## begin SUPPLIED RECORDS
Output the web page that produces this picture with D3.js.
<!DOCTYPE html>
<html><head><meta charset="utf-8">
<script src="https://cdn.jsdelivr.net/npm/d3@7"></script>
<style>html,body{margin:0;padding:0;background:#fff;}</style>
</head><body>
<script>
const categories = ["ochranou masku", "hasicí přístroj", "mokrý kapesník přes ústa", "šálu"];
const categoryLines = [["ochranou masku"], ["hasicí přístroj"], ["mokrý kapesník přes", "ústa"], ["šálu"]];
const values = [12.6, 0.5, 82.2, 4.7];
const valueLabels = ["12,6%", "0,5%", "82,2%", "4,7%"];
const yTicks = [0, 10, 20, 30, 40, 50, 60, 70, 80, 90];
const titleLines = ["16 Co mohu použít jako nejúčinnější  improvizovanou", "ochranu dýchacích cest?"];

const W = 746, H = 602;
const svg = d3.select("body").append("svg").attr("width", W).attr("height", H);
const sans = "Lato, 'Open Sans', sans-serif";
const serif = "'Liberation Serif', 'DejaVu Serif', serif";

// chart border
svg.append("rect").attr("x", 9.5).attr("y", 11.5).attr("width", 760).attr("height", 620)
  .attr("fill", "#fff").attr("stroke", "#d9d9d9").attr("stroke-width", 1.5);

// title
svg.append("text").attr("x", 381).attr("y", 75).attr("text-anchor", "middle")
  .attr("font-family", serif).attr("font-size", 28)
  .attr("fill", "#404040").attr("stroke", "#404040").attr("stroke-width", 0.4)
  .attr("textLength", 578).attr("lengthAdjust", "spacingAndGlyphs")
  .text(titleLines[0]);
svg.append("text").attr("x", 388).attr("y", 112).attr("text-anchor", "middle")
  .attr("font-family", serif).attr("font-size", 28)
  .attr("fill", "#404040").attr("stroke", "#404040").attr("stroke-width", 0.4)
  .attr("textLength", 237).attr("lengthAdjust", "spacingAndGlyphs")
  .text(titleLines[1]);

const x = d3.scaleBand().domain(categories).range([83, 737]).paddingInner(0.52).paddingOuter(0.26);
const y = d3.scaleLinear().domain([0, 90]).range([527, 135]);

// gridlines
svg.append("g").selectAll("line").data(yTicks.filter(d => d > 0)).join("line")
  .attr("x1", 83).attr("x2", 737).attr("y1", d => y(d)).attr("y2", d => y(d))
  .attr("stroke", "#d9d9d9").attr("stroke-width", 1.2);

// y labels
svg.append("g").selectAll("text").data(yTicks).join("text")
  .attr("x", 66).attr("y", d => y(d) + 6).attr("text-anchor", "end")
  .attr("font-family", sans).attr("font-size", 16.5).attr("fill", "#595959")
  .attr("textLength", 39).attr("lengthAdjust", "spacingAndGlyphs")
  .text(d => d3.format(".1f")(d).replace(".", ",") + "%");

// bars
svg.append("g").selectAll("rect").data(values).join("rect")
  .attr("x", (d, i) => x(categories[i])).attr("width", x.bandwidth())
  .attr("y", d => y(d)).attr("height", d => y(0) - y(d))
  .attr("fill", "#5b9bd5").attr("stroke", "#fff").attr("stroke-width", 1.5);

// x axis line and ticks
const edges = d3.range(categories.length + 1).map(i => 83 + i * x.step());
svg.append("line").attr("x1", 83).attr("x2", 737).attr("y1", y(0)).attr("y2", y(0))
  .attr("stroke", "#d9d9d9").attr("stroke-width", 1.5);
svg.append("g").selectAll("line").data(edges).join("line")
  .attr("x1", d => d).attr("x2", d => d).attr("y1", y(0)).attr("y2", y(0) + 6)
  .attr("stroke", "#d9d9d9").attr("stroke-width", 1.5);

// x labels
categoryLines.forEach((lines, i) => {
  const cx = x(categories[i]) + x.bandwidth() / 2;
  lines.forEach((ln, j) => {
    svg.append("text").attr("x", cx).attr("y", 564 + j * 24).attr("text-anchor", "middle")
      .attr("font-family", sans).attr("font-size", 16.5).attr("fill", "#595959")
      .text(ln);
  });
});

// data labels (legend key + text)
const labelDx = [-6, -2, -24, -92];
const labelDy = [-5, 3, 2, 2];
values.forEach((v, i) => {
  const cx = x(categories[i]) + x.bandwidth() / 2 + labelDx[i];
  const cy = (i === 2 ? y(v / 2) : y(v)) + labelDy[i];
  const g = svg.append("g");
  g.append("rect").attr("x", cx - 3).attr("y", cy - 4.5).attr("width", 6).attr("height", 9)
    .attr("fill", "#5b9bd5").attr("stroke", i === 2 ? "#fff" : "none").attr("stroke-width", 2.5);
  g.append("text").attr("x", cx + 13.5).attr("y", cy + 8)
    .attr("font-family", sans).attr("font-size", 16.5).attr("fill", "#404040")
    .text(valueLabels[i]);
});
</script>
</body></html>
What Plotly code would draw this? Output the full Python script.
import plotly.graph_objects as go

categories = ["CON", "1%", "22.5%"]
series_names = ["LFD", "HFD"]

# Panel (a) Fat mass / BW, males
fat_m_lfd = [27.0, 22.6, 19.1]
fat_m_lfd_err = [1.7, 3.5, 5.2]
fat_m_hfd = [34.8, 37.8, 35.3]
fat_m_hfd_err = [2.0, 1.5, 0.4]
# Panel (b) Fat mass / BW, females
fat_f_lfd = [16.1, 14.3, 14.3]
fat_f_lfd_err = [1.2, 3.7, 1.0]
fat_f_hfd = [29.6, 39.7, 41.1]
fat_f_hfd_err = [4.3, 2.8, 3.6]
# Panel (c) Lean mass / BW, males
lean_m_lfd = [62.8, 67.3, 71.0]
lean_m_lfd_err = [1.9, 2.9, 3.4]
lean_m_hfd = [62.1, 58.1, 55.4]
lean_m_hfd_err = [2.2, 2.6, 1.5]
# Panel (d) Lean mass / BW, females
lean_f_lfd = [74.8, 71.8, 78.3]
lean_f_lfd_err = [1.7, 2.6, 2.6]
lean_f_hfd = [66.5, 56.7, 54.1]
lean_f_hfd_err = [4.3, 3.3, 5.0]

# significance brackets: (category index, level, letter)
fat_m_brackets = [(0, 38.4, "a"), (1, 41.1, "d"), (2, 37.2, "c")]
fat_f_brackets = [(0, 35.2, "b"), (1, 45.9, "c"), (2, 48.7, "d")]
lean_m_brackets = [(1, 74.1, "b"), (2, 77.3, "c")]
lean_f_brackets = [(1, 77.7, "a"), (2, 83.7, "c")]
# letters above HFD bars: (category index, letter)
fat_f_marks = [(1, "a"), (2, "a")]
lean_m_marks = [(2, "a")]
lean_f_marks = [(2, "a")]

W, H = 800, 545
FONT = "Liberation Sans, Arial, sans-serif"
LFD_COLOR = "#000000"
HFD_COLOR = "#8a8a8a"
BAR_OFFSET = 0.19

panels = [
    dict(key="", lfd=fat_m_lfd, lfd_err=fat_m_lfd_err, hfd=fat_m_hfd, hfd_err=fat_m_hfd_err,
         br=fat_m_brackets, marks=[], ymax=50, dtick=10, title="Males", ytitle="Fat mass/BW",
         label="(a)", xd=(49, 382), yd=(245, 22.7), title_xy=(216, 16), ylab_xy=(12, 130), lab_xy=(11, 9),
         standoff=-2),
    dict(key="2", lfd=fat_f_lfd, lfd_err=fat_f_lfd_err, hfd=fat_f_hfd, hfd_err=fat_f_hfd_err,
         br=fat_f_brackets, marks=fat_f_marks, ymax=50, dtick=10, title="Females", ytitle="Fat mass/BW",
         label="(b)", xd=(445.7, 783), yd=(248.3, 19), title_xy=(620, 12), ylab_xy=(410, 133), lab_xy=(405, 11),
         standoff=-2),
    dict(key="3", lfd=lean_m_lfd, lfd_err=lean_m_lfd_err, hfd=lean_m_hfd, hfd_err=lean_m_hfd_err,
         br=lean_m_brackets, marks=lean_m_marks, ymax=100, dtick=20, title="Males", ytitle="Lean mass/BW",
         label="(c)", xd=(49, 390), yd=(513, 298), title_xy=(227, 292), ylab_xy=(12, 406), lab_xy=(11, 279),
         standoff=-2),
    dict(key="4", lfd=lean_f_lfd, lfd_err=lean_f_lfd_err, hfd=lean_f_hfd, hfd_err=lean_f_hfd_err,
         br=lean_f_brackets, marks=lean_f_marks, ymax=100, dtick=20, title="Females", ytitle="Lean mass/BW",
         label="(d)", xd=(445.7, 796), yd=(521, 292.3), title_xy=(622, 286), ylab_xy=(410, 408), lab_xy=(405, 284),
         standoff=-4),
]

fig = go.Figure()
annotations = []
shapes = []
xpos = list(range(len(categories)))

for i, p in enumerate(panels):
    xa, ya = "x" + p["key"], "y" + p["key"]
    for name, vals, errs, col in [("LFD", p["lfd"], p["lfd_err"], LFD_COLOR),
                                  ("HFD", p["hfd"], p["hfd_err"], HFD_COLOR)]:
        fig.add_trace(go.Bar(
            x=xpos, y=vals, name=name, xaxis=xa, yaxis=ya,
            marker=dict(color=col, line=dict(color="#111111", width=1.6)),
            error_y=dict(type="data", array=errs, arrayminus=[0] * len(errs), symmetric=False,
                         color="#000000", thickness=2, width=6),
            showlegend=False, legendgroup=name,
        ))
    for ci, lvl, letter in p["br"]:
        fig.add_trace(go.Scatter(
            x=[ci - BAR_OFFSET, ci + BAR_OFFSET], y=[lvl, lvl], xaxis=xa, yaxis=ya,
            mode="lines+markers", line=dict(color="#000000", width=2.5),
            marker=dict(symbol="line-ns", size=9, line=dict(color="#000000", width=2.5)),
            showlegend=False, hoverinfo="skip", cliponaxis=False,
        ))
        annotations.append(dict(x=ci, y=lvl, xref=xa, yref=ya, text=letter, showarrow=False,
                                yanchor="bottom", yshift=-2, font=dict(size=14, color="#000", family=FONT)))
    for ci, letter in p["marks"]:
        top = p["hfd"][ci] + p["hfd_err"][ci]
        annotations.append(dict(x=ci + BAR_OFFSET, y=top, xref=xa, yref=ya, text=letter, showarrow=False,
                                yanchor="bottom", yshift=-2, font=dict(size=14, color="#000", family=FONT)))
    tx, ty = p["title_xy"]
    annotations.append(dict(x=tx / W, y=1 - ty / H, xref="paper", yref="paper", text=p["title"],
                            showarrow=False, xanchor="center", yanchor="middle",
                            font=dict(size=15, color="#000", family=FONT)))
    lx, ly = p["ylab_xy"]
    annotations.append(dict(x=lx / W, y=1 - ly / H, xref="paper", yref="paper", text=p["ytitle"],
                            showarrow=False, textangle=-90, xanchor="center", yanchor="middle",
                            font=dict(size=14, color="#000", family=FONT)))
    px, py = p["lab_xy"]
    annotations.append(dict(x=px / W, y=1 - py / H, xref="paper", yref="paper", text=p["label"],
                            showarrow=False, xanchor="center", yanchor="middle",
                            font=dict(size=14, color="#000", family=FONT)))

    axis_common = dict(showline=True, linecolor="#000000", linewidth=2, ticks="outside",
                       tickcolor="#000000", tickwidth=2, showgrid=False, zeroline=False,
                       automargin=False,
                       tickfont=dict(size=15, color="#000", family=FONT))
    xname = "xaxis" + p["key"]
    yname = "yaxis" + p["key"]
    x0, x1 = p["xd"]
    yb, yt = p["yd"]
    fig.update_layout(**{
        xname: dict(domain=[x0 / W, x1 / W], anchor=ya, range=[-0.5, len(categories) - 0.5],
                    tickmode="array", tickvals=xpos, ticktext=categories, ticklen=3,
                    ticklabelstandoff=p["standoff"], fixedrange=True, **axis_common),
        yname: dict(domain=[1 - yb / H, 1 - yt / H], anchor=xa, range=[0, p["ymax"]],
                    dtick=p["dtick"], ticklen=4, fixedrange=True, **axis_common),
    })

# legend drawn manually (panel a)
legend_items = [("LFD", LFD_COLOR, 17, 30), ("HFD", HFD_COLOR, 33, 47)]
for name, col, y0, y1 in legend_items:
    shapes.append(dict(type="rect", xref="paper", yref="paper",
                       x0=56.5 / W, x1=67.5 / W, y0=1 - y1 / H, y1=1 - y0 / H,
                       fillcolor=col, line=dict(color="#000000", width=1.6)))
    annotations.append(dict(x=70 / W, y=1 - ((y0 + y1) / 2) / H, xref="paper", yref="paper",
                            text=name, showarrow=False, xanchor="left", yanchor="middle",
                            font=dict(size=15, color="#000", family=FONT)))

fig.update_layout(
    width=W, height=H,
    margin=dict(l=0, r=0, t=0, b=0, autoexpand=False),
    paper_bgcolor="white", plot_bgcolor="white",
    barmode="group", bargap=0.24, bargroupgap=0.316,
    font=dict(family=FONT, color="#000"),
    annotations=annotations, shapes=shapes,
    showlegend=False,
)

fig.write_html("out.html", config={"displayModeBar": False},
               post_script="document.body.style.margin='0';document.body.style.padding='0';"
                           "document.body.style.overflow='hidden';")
## end SUPPLIED RECORDS
● **EXERCISE REQUIREMENTS**
Output, from the data above, the lines from the line with "What Plotly code" to the line with "lean_f_hfd_err = [4.3, 3.3, 5.0]" exactly as they stand, both ends included and nothing else.

● **RESULT OF THE EXERCISE**
What Plotly code would draw this? Output the full Python script.
import plotly.graph_objects as go

categories = ["CON", "1%", "22.5%"]
series_names = ["LFD", "HFD"]

# Panel (a) Fat mass / BW, males
fat_m_lfd = [27.0, 22.6, 19.1]
fat_m_lfd_err = [1.7, 3.5, 5.2]
fat_m_hfd = [34.8, 37.8, 35.3]
fat_m_hfd_err = [2.0, 1.5, 0.4]
# Panel (b) Fat mass / BW, females
fat_f_lfd = [16.1, 14.3, 14.3]
fat_f_lfd_err = [1.2, 3.7, 1.0]
fat_f_hfd = [29.6, 39.7, 41.1]
fat_f_hfd_err = [4.3, 2.8, 3.6]
# Panel (c) Lean mass / BW, males
lean_m_lfd = [62.8, 67.3, 71.0]
lean_m_lfd_err = [1.9, 2.9, 3.4]
lean_m_hfd = [62.1, 58.1, 55.4]
lean_m_hfd_err = [2.2, 2.6, 1.5]
# Panel (d) Lean mass / BW, females
lean_f_lfd = [74.8, 71.8, 78.3]
lean_f_lfd_err = [1.7, 2.6, 2.6]
lean_f_hfd = [66.5, 56.7, 54.1]
lean_f_hfd_err = [4.3, 3.3, 5.0]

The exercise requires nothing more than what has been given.